— begin —

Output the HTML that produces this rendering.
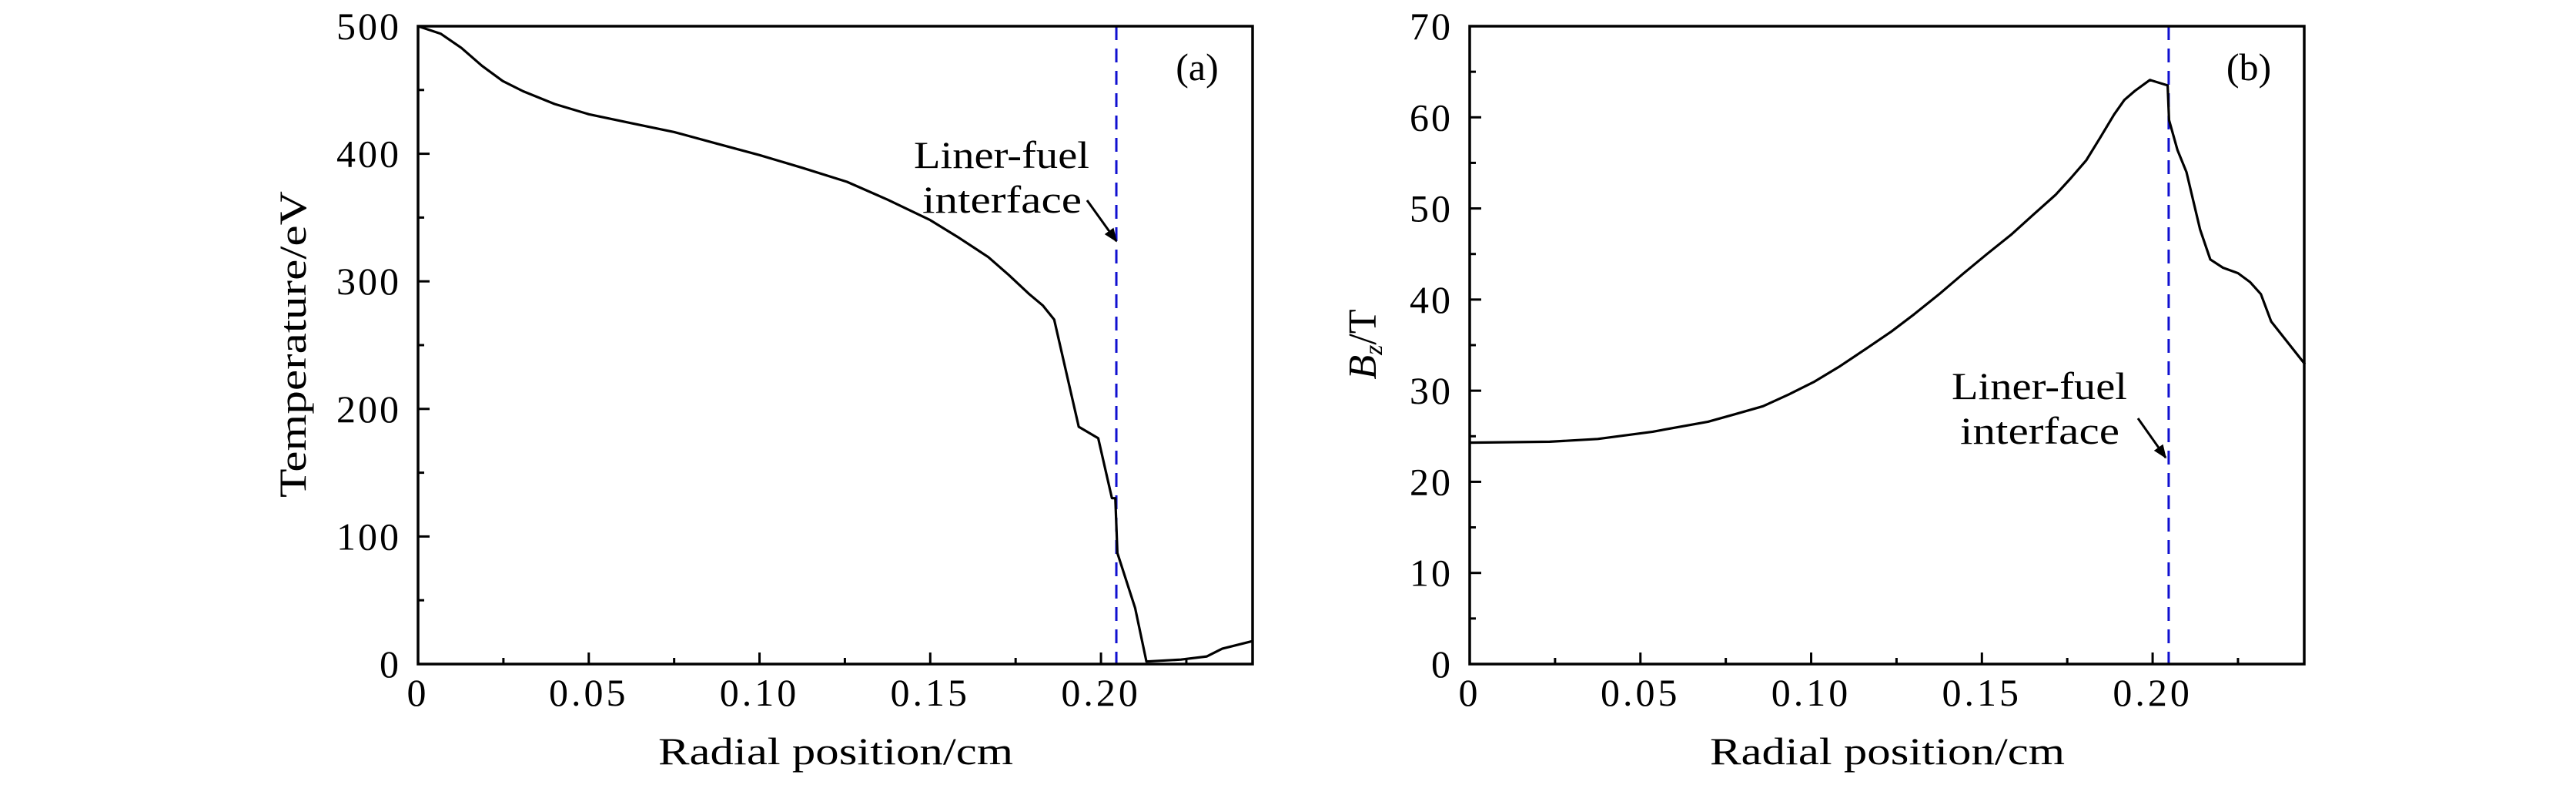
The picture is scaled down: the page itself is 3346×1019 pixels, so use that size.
<!DOCTYPE html>
<html><head><meta charset="utf-8"><style>
html,body{margin:0;padding:0;background:#fff;}
svg text{font-family:"Liberation Serif",serif;fill:#000;}
</style></head><body>
<svg id="chart" width="3346" height="1014" viewBox="0 0 3346 1014" xmlns="http://www.w3.org/2000/svg">
<defs><marker id="ah" viewBox="0 0 10 10" refX="9" refY="5" markerWidth="6" markerHeight="6" orient="auto"><path d="M0,1 L10,5 L0,9 z" fill="#000"/></marker></defs>
</svg>
<script>
const tempX=[0,0.0067,0.0127,0.0187,0.0248,0.0308,0.04,0.05,0.0625,0.075,0.0875,0.1,0.1125,0.1256,0.1375,0.15,0.1585,0.167,0.173,0.179,0.183,0.1863,0.1935,0.1992,0.2032,0.2042,0.2048,0.21,0.2133,0.2234,0.231,0.2355,0.2444];
const tempY=[500,494,483,469,457,449,439,431,424,417,408,399,389,378,364,348,334,319,305,290,281,270,186,177,130,130,87,44,2,3.5,6,12,18];
const bzX=[0,0.0234,0.0375,0.0536,0.0698,0.0775,0.0859,0.0935,0.101,0.1085,0.1161,0.1235,0.1302,0.1375,0.1444,0.1515,0.1585,0.165,0.1716,0.176,0.1806,0.1847,0.1887,0.1917,0.1948,0.1992,0.2044,0.2048,0.2073,0.2099,0.2139,0.2169,0.2206,0.225,0.2286,0.2317,0.2347,0.2446];
const bzY=[24.3,24.4,24.7,25.5,26.6,27.4,28.3,29.6,31.0,32.7,34.6,36.5,38.4,40.6,42.8,45.0,47.1,49.3,51.5,53.3,55.3,57.8,60.3,61.9,62.9,64.1,63.5,59.7,56.4,54.0,47.7,44.4,43.5,42.9,41.9,40.6,37.6,32.9];
const xTicks=[0,0.05,0.10,0.15,0.20];
const xTickLabels=["0","0.05","0.10","0.15","0.20"];
const tempTicks=[0,100,200,300,400,500];
const bzTicks=[0,10,20,30,40,50,60,70];
const interfaceA=0.2045, interfaceB=0.2047;

const NS="http://www.w3.org/2000/svg";
const svg=document.getElementById('chart');
function el(tag,attrs,parent){const e=document.createElementNS(NS,tag);for(const k in attrs)e.setAttribute(k,attrs[k]);(parent||svg).appendChild(e);return e;}

function panel(cfg){
  const L=cfg.left,R=cfg.left+1084,T=34,B=862;
  const xs=v=>L+v/0.2444*(R-L);
  const ys=v=>B-(v-cfg.ymin)/(cfg.ymax-cfg.ymin)*(B-T);
  const g=el('g',{});
  
  
  for(let v=0;v<=0.2444;v+=0.025){
    const major=Math.abs(v/0.05-Math.round(v/0.05))<1e-6;
    const t=el('line',{x1:xs(v),x2:xs(v),y1:B,y2:B-(major?15:8),stroke:'#000','stroke-width':3},g);
    
    
  }
  xTicks.forEach((v,i)=>{
    const t=el('text',{x:xs(v),y:916,'font-size':50,'letter-spacing':4,'text-anchor':'middle'},g);t.textContent=xTickLabels[i];
    
    
  });
  const step=cfg.yTicks[1]-cfg.yTicks[0];
  for(let v=cfg.ymin;v<=cfg.ymax+1e-6;v+=step/2){
    const major=Math.abs((v/step)-Math.round(v/step))<1e-6;
    const t=el('line',{x1:L,x2:L+(major?15:8),y1:ys(v),y2:ys(v),stroke:'#000','stroke-width':3},g);
    
    
  }
  cfg.yTicks.forEach(v=>{
    const t=el('text',{x:L-22,y:ys(v)+17,'font-size':50,'letter-spacing':3,'text-anchor':'end'},g);t.textContent=String(v);
    
    
  });
  const d=el('line',{x1:xs(cfg.iface),x2:xs(cfg.iface),y1:T,y2:B,stroke:'#1010d0','stroke-width':3,'stroke-dasharray':'18 11'},g);
  
  
  const pts=cfg.xs.map((x,i)=>xs(x).toFixed(1)+','+ys(cfg.ys[i]).toFixed(1)).join(' ');
  const p=el('polyline',{points:pts,fill:'none',stroke:'#000','stroke-width':3.2,'stroke-linejoin':'round'},g);
  
  
  const f=el('rect',{x:L,y:T,width:R-L,height:B-T,fill:'none',stroke:'#000','stroke-width':3.5},g);
  
  
  const xt=el('text',{x:(L+R)/2-230,y:992,'font-size':50,textLength:461,lengthAdjust:'spacingAndGlyphs'},g);xt.textContent='Radial position/cm';
  
  
  const pl=el('text',{x:R-72,y:104,'font-size':50,'text-anchor':'middle'},g);pl.textContent=cfg.label;
  
  
  const a1=el('text',{x:cfg.ann[0]-114,y:cfg.ann[1],'font-size':50,textLength:228,lengthAdjust:'spacingAndGlyphs'},g);a1.textContent='Liner-fuel';
  
  
  const a2=el('text',{x:cfg.ann[0]-103,y:cfg.ann[1]+58,'font-size':50,textLength:207,lengthAdjust:'spacingAndGlyphs'},g);a2.textContent='interface';
  
  
  const ar=el('line',{x1:cfg.arrow[0],y1:cfg.arrow[1],x2:cfg.arrow[2],y2:cfg.arrow[3],stroke:'#000','stroke-width':3,'marker-end':'url(#ah)'},g);
  
  
  return g;
}
panel({name:'panel-a-temperature',left:543,ymin:0,ymax:500,yTicks:tempTicks,xs:tempX,ys:tempY,iface:interfaceA,label:'(a)',ann:[1301,218],arrow:[1412,260,1450,313]});
panel({name:'panel-b-bz',left:1909,ymin:0,ymax:70,yTicks:bzTicks,xs:bzX,ys:bzY,iface:interfaceB,label:'(b)',ann:[2649,518],arrow:[2777,543,2813,594]});
const ya=el('text',{x:-199,y:0,'font-size':50,textLength:398,lengthAdjust:'spacingAndGlyphs',transform:'translate(397,447) rotate(-90)'});ya.textContent='Temperature/eV';


const yb=el('text',{x:0,y:0,'font-size':52,'text-anchor':'middle',transform:'translate(1787,447) rotate(-90)'});
yb.innerHTML='<tspan font-style="italic">B</tspan><tspan font-style="italic" font-size="34" dy="8">z</tspan><tspan dy="-8">/T</tspan>';


</script>
</body></html>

— end —

Set the listing down in full and exactly. Pictures within it should not appear in the copy.

Output the HTML that produces this rendering.
The picture is scaled down: the page itself is 3346×1019 pixels, so use that size.
<!DOCTYPE html>
<html><head><meta charset="utf-8"><style>
html,body{margin:0;padding:0;background:#fff;}
svg text{font-family:"Liberation Serif",serif;fill:#000;}
</style></head><body>
<svg id="chart" width="3346" height="1014" viewBox="0 0 3346 1014" xmlns="http://www.w3.org/2000/svg">
<defs><marker id="ah" viewBox="0 0 10 10" refX="9" refY="5" markerWidth="6" markerHeight="6" orient="auto"><path d="M0,1 L10,5 L0,9 z" fill="#000"/></marker></defs>
</svg>
<script>
const tempX=[0,0.0067,0.0127,0.0187,0.0248,0.0308,0.04,0.05,0.0625,0.075,0.0875,0.1,0.1125,0.1256,0.1375,0.15,0.1585,0.167,0.173,0.179,0.183,0.1863,0.1935,0.1992,0.2032,0.2042,0.2048,0.21,0.2133,0.2234,0.231,0.2355,0.2444];
const tempY=[500,494,483,469,457,449,439,431,424,417,408,399,389,378,364,348,334,319,305,290,281,270,186,177,130,130,87,44,2,3.5,6,12,18];
const bzX=[0,0.0234,0.0375,0.0536,0.0698,0.0775,0.0859,0.0935,0.101,0.1085,0.1161,0.1235,0.1302,0.1375,0.1444,0.1515,0.1585,0.165,0.1716,0.176,0.1806,0.1847,0.1887,0.1917,0.1948,0.1992,0.2044,0.2048,0.2073,0.2099,0.2139,0.2169,0.2206,0.225,0.2286,0.2317,0.2347,0.2446];
const bzY=[24.3,24.4,24.7,25.5,26.6,27.4,28.3,29.6,31.0,32.7,34.6,36.5,38.4,40.6,42.8,45.0,47.1,49.3,51.5,53.3,55.3,57.8,60.3,61.9,62.9,64.1,63.5,59.7,56.4,54.0,47.7,44.4,43.5,42.9,41.9,40.6,37.6,32.9];
const xTicks=[0,0.05,0.10,0.15,0.20];
const xTickLabels=["0","0.05","0.10","0.15","0.20"];
const tempTicks=[0,100,200,300,400,500];
const bzTicks=[0,10,20,30,40,50,60,70];
const interfaceA=0.2045, interfaceB=0.2047;

const NS="http://www.w3.org/2000/svg";
const svg=document.getElementById('chart');
function el(tag,attrs,parent){const e=document.createElementNS(NS,tag);for(const k in attrs)e.setAttribute(k,attrs[k]);(parent||svg).appendChild(e);return e;}

function panel(cfg){
  const L=cfg.left,R=cfg.left+1084,T=34,B=862;
  const xs=v=>L+v/0.2444*(R-L);
  const ys=v=>B-(v-cfg.ymin)/(cfg.ymax-cfg.ymin)*(B-T);
  const g=el('g',{});
  
  
  for(let v=0;v<=0.2444;v+=0.025){
    const major=Math.abs(v/0.05-Math.round(v/0.05))<1e-6;
    const t=el('line',{x1:xs(v),x2:xs(v),y1:B,y2:B-(major?15:8),stroke:'#000','stroke-width':3},g);
    
    
  }
  xTicks.forEach((v,i)=>{
    const t=el('text',{x:xs(v),y:916,'font-size':50,'letter-spacing':4,'text-anchor':'middle'},g);t.textContent=xTickLabels[i];
    
    
  });
  const step=cfg.yTicks[1]-cfg.yTicks[0];
  for(let v=cfg.ymin;v<=cfg.ymax+1e-6;v+=step/2){
    const major=Math.abs((v/step)-Math.round(v/step))<1e-6;
    const t=el('line',{x1:L,x2:L+(major?15:8),y1:ys(v),y2:ys(v),stroke:'#000','stroke-width':3},g);
    
    
  }
  cfg.yTicks.forEach(v=>{
    const t=el('text',{x:L-22,y:ys(v)+17,'font-size':50,'letter-spacing':3,'text-anchor':'end'},g);t.textContent=String(v);
    
    
  });
  const d=el('line',{x1:xs(cfg.iface),x2:xs(cfg.iface),y1:T,y2:B,stroke:'#1010d0','stroke-width':3,'stroke-dasharray':'18 11'},g);
  
  
  const pts=cfg.xs.map((x,i)=>xs(x).toFixed(1)+','+ys(cfg.ys[i]).toFixed(1)).join(' ');
  const p=el('polyline',{points:pts,fill:'none',stroke:'#000','stroke-width':3.2,'stroke-linejoin':'round'},g);
  
  
  const f=el('rect',{x:L,y:T,width:R-L,height:B-T,fill:'none',stroke:'#000','stroke-width':3.5},g);
  
  
  const xt=el('text',{x:(L+R)/2-230,y:992,'font-size':50,textLength:461,lengthAdjust:'spacingAndGlyphs'},g);xt.textContent='Radial position/cm';
  
  
  const pl=el('text',{x:R-72,y:104,'font-size':50,'text-anchor':'middle'},g);pl.textContent=cfg.label;
  
  
  const a1=el('text',{x:cfg.ann[0]-114,y:cfg.ann[1],'font-size':50,textLength:228,lengthAdjust:'spacingAndGlyphs'},g);a1.textContent='Liner-fuel';
  
  
  const a2=el('text',{x:cfg.ann[0]-103,y:cfg.ann[1]+58,'font-size':50,textLength:207,lengthAdjust:'spacingAndGlyphs'},g);a2.textContent='interface';
  
  
  const ar=el('line',{x1:cfg.arrow[0],y1:cfg.arrow[1],x2:cfg.arrow[2],y2:cfg.arrow[3],stroke:'#000','stroke-width':3,'marker-end':'url(#ah)'},g);
  
  
  return g;
}
panel({name:'panel-a-temperature',left:543,ymin:0,ymax:500,yTicks:tempTicks,xs:tempX,ys:tempY,iface:interfaceA,label:'(a)',ann:[1301,218],arrow:[1412,260,1450,313]});
panel({name:'panel-b-bz',left:1909,ymin:0,ymax:70,yTicks:bzTicks,xs:bzX,ys:bzY,iface:interfaceB,label:'(b)',ann:[2649,518],arrow:[2777,543,2813,594]});
const ya=el('text',{x:-199,y:0,'font-size':50,textLength:398,lengthAdjust:'spacingAndGlyphs',transform:'translate(397,447) rotate(-90)'});ya.textContent='Temperature/eV';


const yb=el('text',{x:0,y:0,'font-size':52,'text-anchor':'middle',transform:'translate(1787,447) rotate(-90)'});
yb.innerHTML='<tspan font-style="italic">B</tspan><tspan font-style="italic" font-size="34" dy="8">z</tspan><tspan dy="-8">/T</tspan>';


</script>
</body></html>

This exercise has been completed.